The intersection of Howard and Lexington streets has become "the crossroads of Maryland," a Hochschild, Kohn & Co. publication proclaimed in 1947. "Here we meet the wives of Baltimore brokers, of Eastern Shore chicken farmers, of Western Maryland miners, of southern Maryland tobacco growers. Here we meet teachers and their students, housewives and business women."

To keep appealing to a broad array of customers, the department store must be "a meeting place, a museum, a fashion authority, an amusement center, an educational center, a force in the community," proprietor Martin Kohn stated in 1966.

Through the store

In the museum's Sadie B. Feldman Gallery, the exhibit has been cleverly set up to evoke different areas of a department store, from the display windows and revolving doors outside to the retail areas with their glass counters, the dressing rooms, the tearoom, and the back of the house.

These departments are used to explore different ways that the stores themselves touched the lives of Marylanders -- as catalysts for urban growth, purveyors of popular culture and taste, and vehicles for women's independence.

The exhibit focuses on three longtime businesses that were at or near Howard and Lexington streets -- Hutzler's, Hochschild Kohn and Hecht's -- and the families that ran them.
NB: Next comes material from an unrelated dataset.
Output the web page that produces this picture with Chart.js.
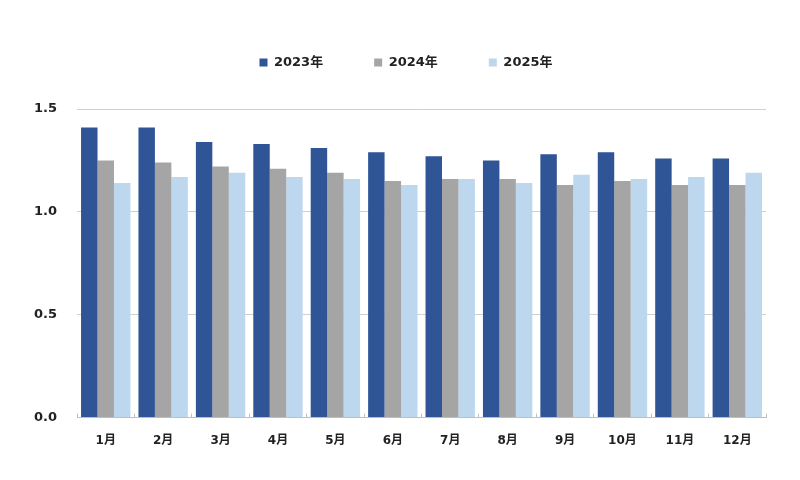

All opened after 1885 and were gone from Howard Street by 1990. The exhibit traces the evolution of these stores, explores the range of goods and services they provided, takes viewers behind the scenes to meet the owners and their employees, and touches on the area's recent history.

Other department stores are featured as well, including Joel Gutman & Co., the Hub, Brager's, Eisenberg's and Rosenstein Bros. Stewart's, which operated for many years at the northeast corner of Howard and Lexington streets, is not featured as prominently as some others because it was not Jewish-owned. But the store was built in 1899 and 1900 by a Jewish retailer, Samuel Posner, and remains one of the area's landmarks.

Visitors will come away with plenty of information about these businesses and the rivalries between them: how Bernheimer Bros. and the Leader Co. merged before May Co. acquired them both, where the merchants lived in north Baltimore and what charitable causes they supported.

Much of the story is told with memorabilia, from an antique cash register to fine china that featured images of Baltimore's Washington Monument.

Viewers are likely to be struck by how much retailing has changed, and how many traditions have been lost over time. Old photos depict the button counter, the record shop, and a shoe shopper buying war bonds. The exhibit's re-created tearoom shows that department stores doubled as dining establishments for many shoppers.